Function arguments with unpacking:

def calculate_distance(x1, y1, x2, y2):
    return ((x2 - x1)**2 + (y2 - y1)**2)**0.5

point1 = (0, 0)
point2 = (3, 4)
distance = calculate_distance(*point1, *point2)
print(distance)  # 5.0

Iteration and Membership

Tuples support iteration and membership testing:

colors = ("red", "green", "blue", "yellow")

# Basic iteration
for color in colors:
    print(color.upper())

# Enumerate for index-value pairs
for index, color in enumerate(colors):
    print(f"{index}: {color}")

# Membership testing
print("green" in colors)      # True
print("purple" not in colors)  # True

# Iteration with unpacking
points = ((1, 2), (3, 4), (5, 6))
for x, y in points:
    print(f"Point: ({x}, {y})")

Common Operations and Methods

Tuples support limited methods due to immutability:

data = (1, 2, 3, 2, 4, 2, 5)

# Count occurrences
count = data.count(2)
print(count)  # 3

# Find first index
index = data.index(2)
print(index)  # 1

# Find with start and end positions
index = data.index(2, 2, 7)  # Search from index 2 to 7
print(index)  # 3

# Length
print(len(data))  # 7

# Min and max (for comparable types)
numbers = (45, 12, 78, 23, 56)
print(min(numbers))  # 12
print(max(numbers))  # 78

# Sum for numeric tuples
print(sum(numbers))  # 214

Concatenation and repetition create new tuples:

tuple1 = (1, 2, 3)
tuple2 = (4, 5, 6)

# Concatenation
combined = tuple1 + tuple2
print(combined)  # (1, 2, 3, 4, 5, 6)

# Repetition
repeated = tuple1 * 3
print(repeated)  # (1, 2, 3, 1, 2, 3, 1, 2, 3)

Practical Applications

Tuples serve as dictionary keys when immutability is required:

# Geographic coordinates as keys
locations = {
    (40.7128, -74.0060): "New York",
    (51.5074, -0.1278): "London",
    (35.6762, 139.6503): "Tokyo"
}

ny_coords = (40.7128, -74.0060)
print(locations[ny_coords])  # New York

Return multiple values from functions:

def get_statistics(numbers):
    return min(numbers), max(numbers), sum(numbers) / len(numbers)

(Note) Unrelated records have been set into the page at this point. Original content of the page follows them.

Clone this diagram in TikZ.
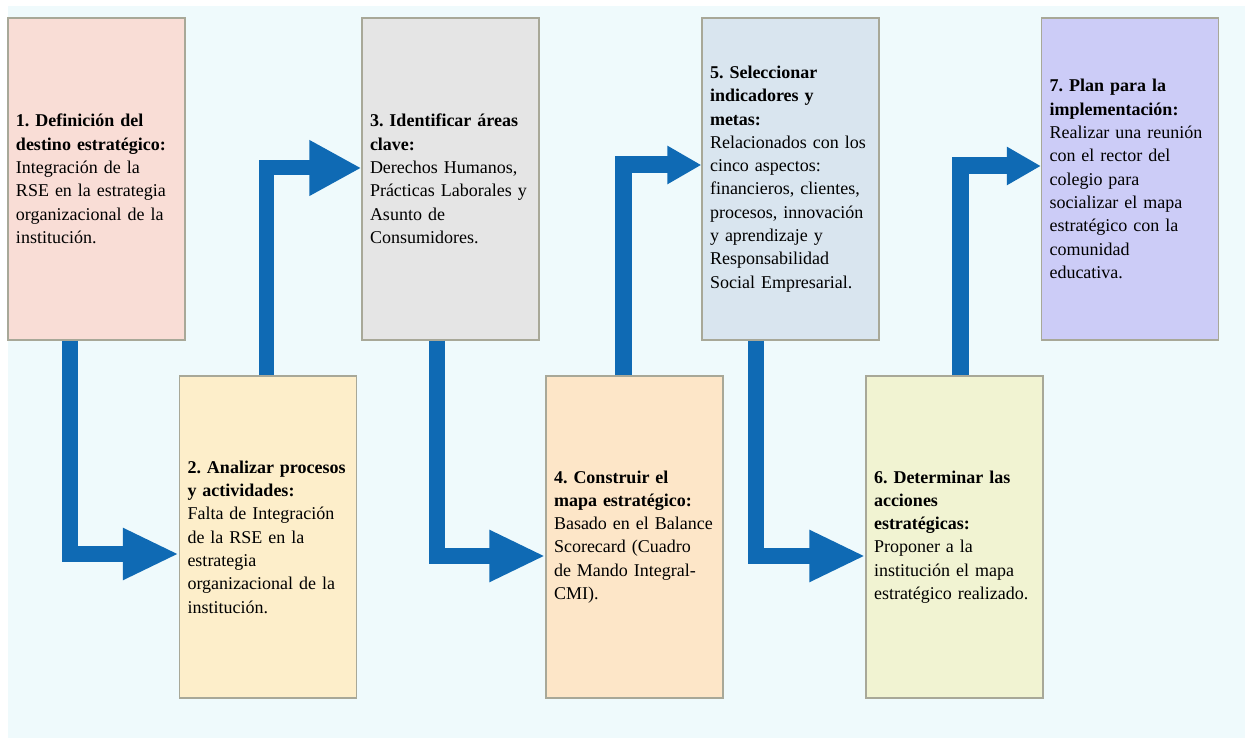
\documentclass[tikz,border=0pt]{standalone}
\usepackage{fontspec}
\setmainfont{Liberation Serif}
\usetikzlibrary{arrows.meta}

\definecolor{bgcyan}{HTML}{EFFAFC}
\definecolor{boxedge}{HTML}{A8A898}
\definecolor{arrowblue}{HTML}{0F6AB4}
\definecolor{pinkbox}{HTML}{F9DDD6}
\definecolor{creambox}{HTML}{FDEECA}
\definecolor{graybox}{HTML}{E5E5E5}
\definecolor{peachbox}{HTML}{FDE6C8}
\definecolor{bluebox}{HTML}{D9E5EF}
\definecolor{limebox}{HTML}{F1F3D2}
\definecolor{lilacbox}{HTML}{CCCCF7}

\newcommand{\stepfont}{\fontsize{18}{23.3}\selectfont\frenchspacing\hyphenpenalty=10000\relax}

\tikzset{
  stepbox/.style={draw=boxedge, line width=1.2pt, minimum width=177pt, minimum height=322pt,
    text width=161pt, inner xsep=8pt, align=left, font=\stepfont},
  downarrow/.style={arrowblue, line width=16pt, -{Triangle[length=56pt,width=48pt]}},
  uparrow/.style={arrowblue, line width=17pt, -{Triangle[length=34pt,width=36pt]}},
}

\begin{document}
\begin{tikzpicture}[x=1pt,y=1pt]
\useasboundingbox (0,0) rectangle (1245,738);
% Background
\fill[bgcyan] (8,0) rectangle (1245,732);

% Steps
\node[stepbox, fill=pinkbox] (b1) at (96.5,559) {\textbf{1. Definición del}\\\textbf{destino estratégico:}\\Integración de la\\RSE en la estrategia\\organizacional de la\\institución.};
\node[stepbox, fill=creambox] (b2) at (268,201) {\textbf{2. Analizar procesos}\\\textbf{y actividades:}\\Falta de Integración\\de la RSE en la\\estrategia\\organizacional de la\\institución.};
\node[stepbox, fill=graybox] (b3) at (450.5,559) {\textbf{3. Identificar áreas}\\\textbf{clave:}\\Derechos Humanos,\\Prácticas Laborales y\\Asunto de\\Consumidores.};
\node[stepbox, fill=peachbox] (b4) at (634.5,201) {\textbf{4. Construir el}\\\textbf{mapa estratégico:}\\Basado en el Balance\\Scorecard (Cuadro\\de Mando Integral-\\CMI).};
\node[stepbox, fill=bluebox] (b5) at (790.5,559) {\textbf{5. Seleccionar}\\\textbf{indicadores y}\\\textbf{metas:}\\Relacionados con los\\cinco aspectos:\\financieros, clientes,\\procesos, innovación\\y aprendizaje y\\Responsabilidad\\Social Empresarial.};
\node[stepbox, fill=limebox] (b6) at (954.5,201) {\textbf{6. Determinar las}\\\textbf{acciones}\\\textbf{estratégicas:}\\Proponer a la\\institución el mapa\\estratégico realizado.};
\node[stepbox, fill=lilacbox] (b7) at (1130,559) {\textbf{7. Plan para la}\\\textbf{implementación:}\\Realizar una reunión\\con el rector del\\colegio para\\socializar el mapa\\estratégico con la\\comunidad\\educativa.};

% Arrows down
\foreach \a/\b/\dx/\dy in {b1/b2/-26.5/-17, b3/b4/-13.5/-19, b5/b6/-34.5/-19}{
  \draw[downarrow] ([xshift=\dx pt]\a.south) |- ([yshift=\dy pt]\b.west);
}
% Arrows up
\draw[downarrow, -{Triangle[length=52pt,width=52pt]}, line width=15pt] ([xshift=-2pt]b2.north) |- ([yshift=11pt]b3.west);
\foreach \a/\b/\dx/\dy in {b4/b5/-11.5/14, b6/b7/5.5/13}{
  \draw[uparrow] ([xshift=\dx pt]\a.north) |- ([yshift=\dy pt]\b.west);
}

\end{tikzpicture}
\end{document}
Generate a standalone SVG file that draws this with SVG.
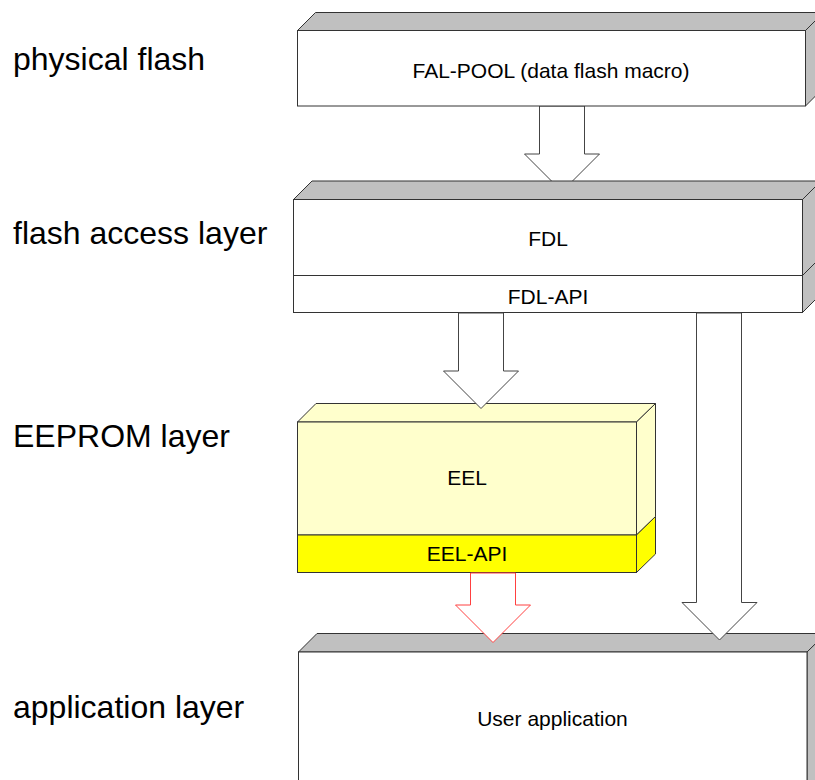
<svg xmlns="http://www.w3.org/2000/svg" width="815" height="780" viewBox="0 0 815 780">
<style>
.lbl{font-family:"Liberation Sans",Arial,sans-serif;font-size:32px;fill:#000}
.t{font-family:"Liberation Sans",Arial,sans-serif;font-size:21px;fill:#000;text-anchor:middle}
.g{fill:#c0c0c0;stroke:#333;stroke-width:1}
.w{fill:#fff;stroke:#333;stroke-width:1}
.ly{fill:#ffffcc;stroke:#333;stroke-width:1}
.y{fill:#ffff00;stroke:#333;stroke-width:1}
.arr{fill:#fff;stroke:#444;stroke-width:1}
.red{fill:#fff;stroke:#ff4040;stroke-width:1}
</style>
<rect width="815" height="780" fill="#fff"/>
<g id="labels">
<text class="lbl" x="13" y="70">physical flash</text>
<text class="lbl" x="13" y="244">flash access layer</text>
<text class="lbl" x="13" y="447">EEPROM layer</text>
<text class="lbl" x="13" y="718">application layer</text>
</g>
<g id="connectors-back">
<polygon class="arr" points="539.5,106 584.5,106 584.5,154 599.5,154 562,191.5 524.5,154 539.5,154"/>
</g>
<g id="fal-pool">
<polygon class="g" points="297.5,30.5 315.5,12.5 823.5,12.5 805.5,30.5"/>
<polygon class="g" points="805.5,30.5 823.5,12.5 823.5,88 805.5,106"/>
<rect class="w" x="297.5" y="30.5" width="508" height="75.5"/>
<text class="t" x="551" y="77.5">FAL-POOL (data flash macro)</text>
</g>
<g id="fdl">
<polygon class="g" points="293.5,199.5 312,181 821,181 802.5,199.5"/>
<polygon class="g" points="802.5,199.5 821,181 821,294 802.5,312.5"/>
<line x1="802.5" y1="275.5" x2="821" y2="257" stroke="#333"/>
<rect class="w" x="293.5" y="199.5" width="509" height="76"/>
<rect class="w" x="293.5" y="275.5" width="509" height="37"/>
<text class="t" x="548" y="245.5">FDL</text>
<text class="t" x="548" y="304">FDL-API</text>
</g>
<g id="eel">
<polygon class="ly" points="297.5,422 316,403.5 655.5,403.5 636.5,422"/>
<polygon class="ly" points="636.5,422 655.5,403.5 655.5,516.5 636.5,535"/>
<polygon class="y" points="636.5,535 655.5,516.5 655.5,554 636.5,572.5"/>
<rect class="ly" x="297.5" y="422" width="339" height="113"/>
<rect class="y" x="297.5" y="535" width="339" height="37.5"/>
<text class="t" x="467" y="485">EEL</text>
<text class="t" x="467" y="560.5">EEL-API</text>
</g>
<g id="user-app">
<polygon class="g" points="298.5,652 317,633.5 826,633.5 807,652"/>
<polygon class="g" points="807,652 826,633.5 826,800 807,800"/>
<rect class="w" x="298.5" y="652" width="508.5" height="150"/>
<text class="t" x="552.5" y="725.5">User application</text>
</g>
<g id="connectors">
<polygon class="arr" points="458.5,313 503.5,313 503.5,371 518.5,371 481,408.5 443.5,371 458.5,371"/>
<polygon class="red" points="470.5,573 515.5,573 515.5,605 530.5,605 493,642.5 455.5,605 470.5,605"/>
<polygon class="arr" points="696.5,313 741.5,313 741.5,602.5 757,602.5 719.5,640 682,602.5 696.5,602.5"/>
</g>
</svg>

data = [10, 20, 30, 40, 50]
min_val, max_val, avg_val = get_statistics(data)
print(f"Min: {min_val}, Max: {max_val}, Avg: {avg_val}")

Named tuples provide self-documenting code:

from collections import namedtuple

Point = namedtuple('Point', ['x', 'y'])
p = Point(10, 20)

# Access by name or index
print(p.x, p[0])  # 10 10
print(p.y, p[1])  # 20 20

# Unpacking still works
x, y = p

Performance comparison with lists:

import sys

list_data = [1, 2, 3, 4, 5]
tuple_data = (1, 2, 3, 4, 5)

print(f"List size: {sys.getsizeof(list_data)} bytes")
print(f"Tuple size: {sys.getsizeof(tuple_data)} bytes")
# Tuples typically use less memory

Tuples provide immutability guarantees critical for data integrity, serve as efficient hashable keys, and offer performance benefits in read-heavy operations. Their simplicity and restricted interface make them ideal for fixed collections where modification should be prevented.